The men’s medal round is tomorrow morning at 9:45 a.m. ET.
The heart of the Winter Olympics is a dark heart, a person wrote 40 seconds ago, and nothing brings it relief but proximity to the abyss. Well, isn’t that the whole point of skeleton? That it’s abyss-proximate? No one actually dies sliding — OK, one person has, but it was in, I don’t know, Chamonix in 1933, and I think it was part of a Hitchcock movie — but try telling that to your adrenal glands. (Again: Picture yourself going 80 or so down the highway, only you are lying on your stomach, and you are not in a car.) Skeleton is the most direct and viscerally awesome confrontation with all the stuff the Winter Olympics is trying to confront — the sense that your environment is trying to kill you, the inevitability of catastrophe, the fact that ice is slippy. It looks like a death wish and comes out feeling like a type of niche heroism, albeit one in which “Lizzy is also very aerodynamic — she’s flat” counts as serious praise from a commentator.7
Can you imagine if your job depended on being aerodynamic? If prone flatness were your contribution to the economy? I will never stop marveling at the weirdness of sports.

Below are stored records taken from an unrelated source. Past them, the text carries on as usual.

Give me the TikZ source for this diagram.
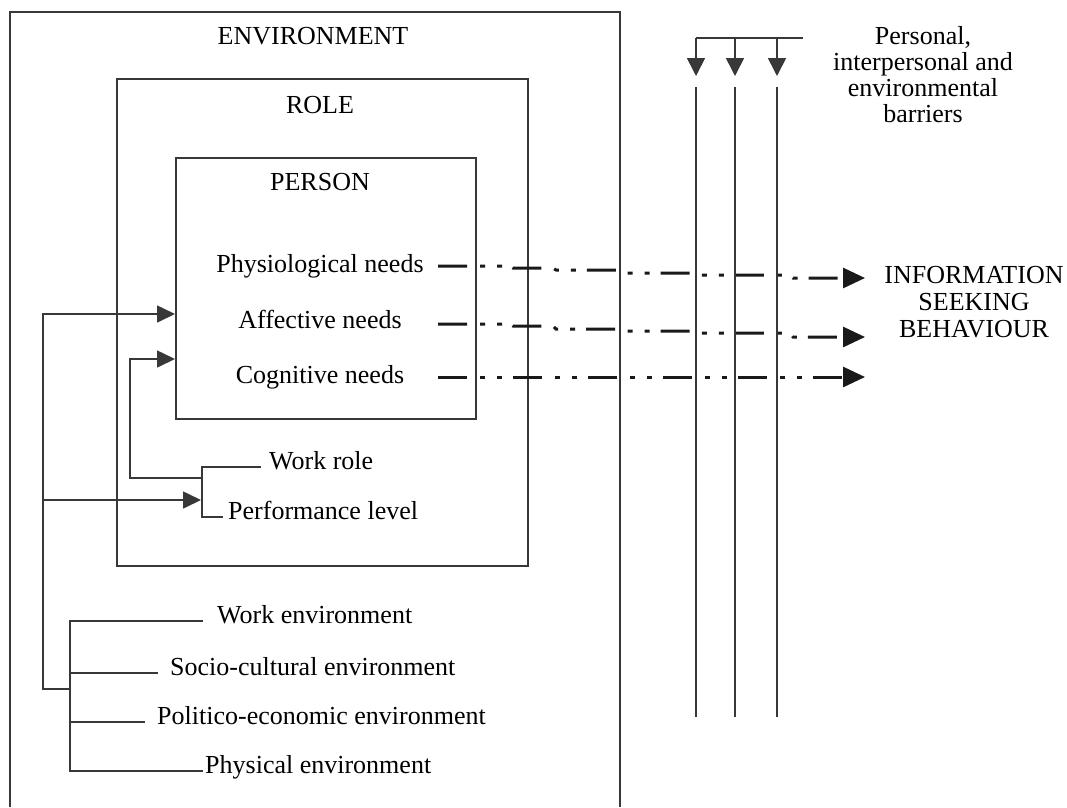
\documentclass[tikz,border=0pt]{standalone}
\usepackage{fontspec}
\setmainfont{Liberation Serif}
\usetikzlibrary{arrows.meta}
\begin{document}
\begin{tikzpicture}[x=1pt,y=-1pt,
  line/.style={draw=black!78, line width=1.6pt},
  lbl/.style={font=\fontsize{26}{25.7}\selectfont, inner sep=0pt, text=black},
  tip/.style={-{Triangle[length=18pt,width=17pt]}},
  flow/.style={line width=3pt, draw=black!90, dash pattern=on 29pt off 13pt on 5pt off 12pt on 5pt off 11pt, -{Triangle[length=22pt,width=20pt]}},
  boxnode/.style={line, rectangle, inner sep=0pt, anchor=north west}
]
\useasboundingbox (0,0) rectangle (1067,807);

% boxes
\draw[line] (10,807) -- (10,12) -- (620,12) -- (620,807);
\node[boxnode, minimum width=411pt, minimum height=487pt] (role) at (116,78) {};
\node[boxnode, minimum width=300pt, minimum height=261pt] (person) at (175,157) {};

% titles
\node[lbl, anchor=base] (envT) at (313,44) {ENVIRONMENT};
\node[lbl, anchor=base] (roleT) at (320,113) {ROLE};
\node[lbl, anchor=base] (personT) at (320,190) {PERSON};

% needs
\node[lbl, anchor=base] (phys) at (320,272) {Physiological needs};
\node[lbl, anchor=base] (aff) at (320,328) {Affective needs};
\node[lbl, anchor=base] (cog) at (320,383) {Cognitive needs};

% role items
\node[lbl, anchor=base west] (wr) at (269,469) {Work role};
\node[lbl, anchor=base west] (pl) at (228,519) {Performance level};

% environment items
\node[lbl, anchor=base west] (we) at (217,623) {Work environment};
\node[lbl, anchor=base west] (sce) at (170,675) {Socio-cultural environment};
\node[lbl, anchor=base west] (pee) at (157,724) {Politico-economic environment};
\node[lbl, anchor=base west] (pe) at (205,773) {Physical environment};

% right texts (anchor base = baseline of last line)
\node[lbl, align=center, anchor=base] (bar) at (923,122) {Personal,\\interpersonal and\\environmental\\barriers};
\node[lbl, font=\fontsize{26}{27}\selectfont, align=center, anchor=base] (isb) at (974,337) {INFORMATION\\SEEKING\\BEHAVIOUR};

% coordinates
\coordinate (pIn1) at (175,314);
\coordinate (pIn2) at (175,359);
\coordinate (plIn) at (201,500);
\coordinate (rJ) at (202,478);
\coordinate (envJ) at (70,689);
\coordinate (lJ) at (43,500);
\coordinate (a1) at (865,278);
\coordinate (a2) at (865,337);
\coordinate (a3) at (865,377);

% role bracket
\draw[line] ([xshift=-8pt]wr.mid west) -| (rJ) |- ([xshift=-5pt]pl.mid west);

% environment bracket
\draw[line] ([xshift=-14pt]we.mid west) -- (we.mid west -| envJ) -- (pe.mid west -| envJ) -- ([xshift=-2pt]pe.mid west);
\draw[line] (sce.mid west -| envJ) -- ([xshift=-12pt]sce.mid west);
\draw[line] (pee.mid west -| envJ) -- ([xshift=-12pt]pee.mid west);

% feedback arrows
\draw[line, tip] (envJ) -| (43,314) -- (pIn1);
\draw[line, tip] (lJ) -- (plIn);
\draw[line, tip] (rJ) -| (130,359) -- (pIn2);

% flows
\draw[flow] (438,266) -- (510,266) -- (513,268) -- (553,268) -- (556,270) -- (617,270) -- (620,273) -- (693,273) -- (696,275) -- (790,275) -- (793,278) -- (a1);
\draw[flow] (438,324) -- (510,324) -- (513,326) -- (553,326) -- (556,329) -- (617,329) -- (620,331) -- (693,331) -- (696,333) -- (790,333) -- (793,337) -- (a2);
\draw[flow] (438,377) -- (a3);

% barriers
\coordinate (bt) at (803,38);
\coordinate (b1) at (696,38);
\coordinate (b2) at (735,38);
\coordinate (b3) at (777,38);
\draw[line] (bt) -- (b1);
\draw[line, -{Triangle[length=18pt,width=18pt]}] (b1) -- (696,76);
\draw[line, -{Triangle[length=18pt,width=18pt]}] (b2) -- (735,76);
\draw[line, -{Triangle[length=18pt,width=18pt]}] (b3) -- (777,76);
\draw[line] (696,87) -- (696,717);
\draw[line] (735,87) -- (735,717);
\draw[line] (777,87) -- (777,717);
\end{tikzpicture}
\end{document}
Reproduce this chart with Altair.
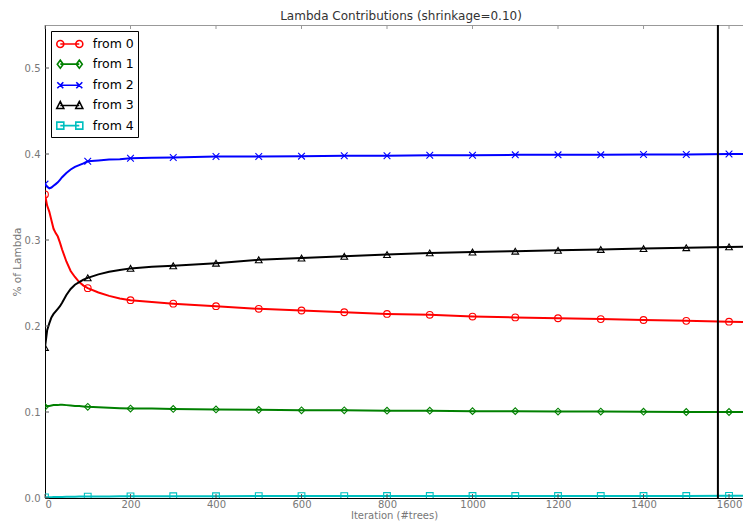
import altair as alt
import pandas as pd

FONT = "DejaVu Sans"

# ---------------- data ----------------
iterations = [0, 5, 10, 15, 20, 25, 30, 35, 40, 50, 60, 70, 80, 90, 100, 125, 150, 175, 200,
              250, 300, 400, 500, 600, 700, 800, 900, 1000, 1100, 1200, 1300, 1400, 1500, 1600, 1670]

from_0 = [0.353, 0.340, 0.333, 0.323, 0.313, 0.308, 0.304, 0.297, 0.289, 0.275, 0.264, 0.257, 0.251,
          0.247, 0.244, 0.239, 0.235, 0.232, 0.230, 0.228, 0.226, 0.223, 0.220, 0.218, 0.216, 0.214,
          0.213, 0.211, 0.210, 0.209, 0.208, 0.207, 0.206, 0.205, 0.2045]
from_1 = [0.106, 0.107, 0.107, 0.1075, 0.108, 0.108, 0.108, 0.1085, 0.1085, 0.108, 0.1075, 0.107,
          0.107, 0.1065, 0.106, 0.1055, 0.105, 0.1045, 0.104, 0.104, 0.1035, 0.103, 0.1025, 0.102,
          0.102, 0.1015, 0.1015, 0.101, 0.101, 0.1005, 0.1005, 0.1003, 0.100, 0.100, 0.100]
from_2 = [0.365, 0.362, 0.360, 0.361, 0.363, 0.365, 0.367, 0.370, 0.373, 0.378, 0.382, 0.385, 0.387,
          0.389, 0.3915, 0.3925, 0.3935, 0.394, 0.395, 0.3955, 0.396, 0.397, 0.397, 0.3975, 0.398,
          0.398, 0.3985, 0.3985, 0.399, 0.399, 0.399, 0.3995, 0.3995, 0.400, 0.400]
from_3 = [0.175, 0.195, 0.203, 0.210, 0.214, 0.217, 0.220, 0.223, 0.227, 0.236, 0.243, 0.248, 0.251,
          0.254, 0.256, 0.260, 0.263, 0.265, 0.267, 0.269, 0.270, 0.273, 0.277, 0.279, 0.281, 0.283,
          0.285, 0.286, 0.287, 0.288, 0.289, 0.290, 0.291, 0.292, 0.2925]
from_4 = [0.0008, 0.0009, 0.001, 0.001, 0.0011, 0.0012, 0.0012, 0.0013, 0.0013, 0.0014, 0.0015,
          0.0015, 0.0016, 0.0016, 0.0017, 0.0018, 0.0018, 0.0019, 0.002, 0.002, 0.0021, 0.0021,
          0.0022, 0.0022, 0.0022, 0.0023, 0.0023, 0.0023, 0.0023, 0.0024, 0.0024, 0.0024, 0.0024,
          0.0025, 0.0025]

series_names = ["from 0", "from 1", "from 2", "from 3", "from 4"]
series_values = [from_0, from_1, from_2, from_3, from_4]
series_colors = ["#ff0000", "#008000", "#0000ff", "#000000", "#00bfbf"]

best_iteration = [1574]
x_tick_values = [0, 200, 400, 600, 800, 1000, 1200, 1400, 1600]
y_tick_values = [0.0, 0.1, 0.2, 0.3, 0.4, 0.5]

X_MAX = 1632.7
Y_MAX = 0.55
W, H = 698, 473

marker_shapes = ["circle", "diamond", "M-1,-1L1,1M-1,1L1,-1", "triangle-up", "square"]
LINE = "M-1.1875,0L1.1875,0"
legend_shapes = [
    LINE + "M-1.625,0A0.4375,0.4375,0,1,0,-0.75,0A0.4375,0.4375,0,1,0,-1.625,0"
    "M0.75,0A0.4375,0.4375,0,1,0,1.625,0A0.4375,0.4375,0,1,0,0.75,0",
    LINE + "M-1.5625,0L-1.1875,-0.5L-0.8125,0L-1.1875,0.5Z"
    "M0.8125,0L1.1875,-0.5L1.5625,0L1.1875,0.5Z",
    LINE + "M-1.5625,-0.375L-0.8125,0.375M-1.5625,0.375L-0.8125,-0.375"
    "M0.8125,-0.375L1.5625,0.375M0.8125,0.375L1.5625,-0.375",
    LINE + "M-1.625,0.375L-1.1875,-0.5L-0.75,0.375Z"
    "M0.75,0.375L1.1875,-0.5L1.625,0.375Z",
    LINE + "M-1.625,-0.4375H-0.75V0.4375H-1.625Z"
    "M0.75,-0.4375H1.625V0.4375H0.75Z",
]

rows = []
for name, vals in zip(series_names, series_values):
    for it, v in zip(iterations, vals):
        rows.append({"iteration": it, "value": v, "series": name})
df = pd.DataFrame(rows)

# ---------------- encodings ----------------
x_enc = alt.X("iteration:Q", title="Iteration (#trees)",
              scale=alt.Scale(domain=[0, X_MAX], nice=False, zero=False),
              axis=alt.Axis(values=x_tick_values, format="d", labelPadding=1, titlePadding=1,
                            titleFontSize=10))
y_enc = alt.Y("value:Q", title="% of Lambda",
              scale=alt.Scale(domain=[0, Y_MAX], nice=False),
              axis=alt.Axis(values=y_tick_values, format=".1f", labelPadding=5, titlePadding=2,
                            titleFontSize=10.5))

color_scale = alt.Scale(domain=series_names, range=series_colors)

base = alt.Chart(df)

lines = base.mark_line(strokeWidth=2, clip=True).encode(
    x=x_enc, y=y_enc,
    color=alt.Color("series:N", scale=color_scale, legend=None),
)

markers = base.transform_filter("datum.iteration % 100 == 0 && datum.iteration <= 1600").mark_point(
    filled=False, size=45, strokeWidth=1.1, opacity=1, clip=True
).encode(
    x=alt.X("iteration:Q"), y=alt.Y("value:Q"),
    color=alt.Color("series:N", scale=color_scale, legend=None),
    shape=alt.Shape("series:N", scale=alt.Scale(domain=series_names, range=marker_shapes), legend=None),
)

vline = alt.Chart(pd.DataFrame({"iteration": best_iteration})).mark_rule(
    color="black", strokeWidth=2
).encode(x=alt.X("iteration:Q"))

xt_bottom = alt.Chart(pd.DataFrame({"iteration": x_tick_values})).mark_rule(
    color="#555", strokeWidth=1
).encode(x=alt.X("iteration:Q"), y=alt.value(H - 4), y2=alt.value(H))
xt_top = alt.Chart(pd.DataFrame({"iteration": x_tick_values})).mark_rule(
    color="#999", strokeWidth=1
).encode(x=alt.X("iteration:Q"), y=alt.value(0), y2=alt.value(4))
yt_left = alt.Chart(pd.DataFrame({"value": y_tick_values})).mark_rule(
    color="#555", strokeWidth=1
).encode(y=alt.Y("value:Q"), x=alt.value(0), x2=alt.value(4))

leg = alt.Legend(title=None, orient="top-left")
legend_layer = base.transform_filter("false").mark_point(
    filled=False, strokeWidth=1.6, opacity=1
).encode(
    x=alt.X("iteration:Q"), y=alt.Y("value:Q"),
    color=alt.Color("series:N", scale=alt.Scale(domain=series_names, range=series_colors), legend=leg),
    shape=alt.Shape("series:N", scale=alt.Scale(domain=series_names, range=legend_shapes), legend=leg),
)

chart = alt.layer(lines, markers, vline, xt_bottom, xt_top, yt_left, legend_layer).resolve_scale(
    color="independent", shape="independent"
).properties(
    width=W, height=H,
    autosize="none",
    padding={"left": 37, "top": 17, "right": 0, "bottom": 23},
    title=alt.TitleParams("Lambda Contributions (shrinkage=0.10)", fontSize=12, font=FONT,
                          color="#333333", fontWeight="normal", anchor="middle", offset=1.5, dx=7),
).configure_view(
    stroke="#999999", strokeWidth=1
).configure_axis(
    labelFont=FONT, labelFontSize=10, labelColor="#777777",
    titleFont=FONT, titleColor="#777777", titleFontWeight="normal",
    ticks=False, grid=False, domainColor="#000000", domainWidth=1,
).configure_legend(
    labelFont=FONT, labelFontSize=12.5, labelColor="#000000",
    symbolSize=256, symbolStrokeWidth=1.6, symbolOffset=5.8,
    strokeColor="#000000", fillColor="#ffffff", padding=4, cornerRadius=0,
    offset=6, rowPadding=4.15, labelOffset=14,
)

chart.save("out.html", embed_options={"renderer": "svg", "actions": False})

“The world is miserable, so throw yourself at it and see what happens” is not great advice across a range of situations, but it’s OK for mid-February, I think. My brain’s inner GoPro keeps doing these little skeleton runs when I close my eyes, tobogganing down the straightaways, banking high on the corners. And I’m not saying the athletes feel this way, because I know they don’t, but for me, when I get to the bottom, that’s when I start thinking about spring.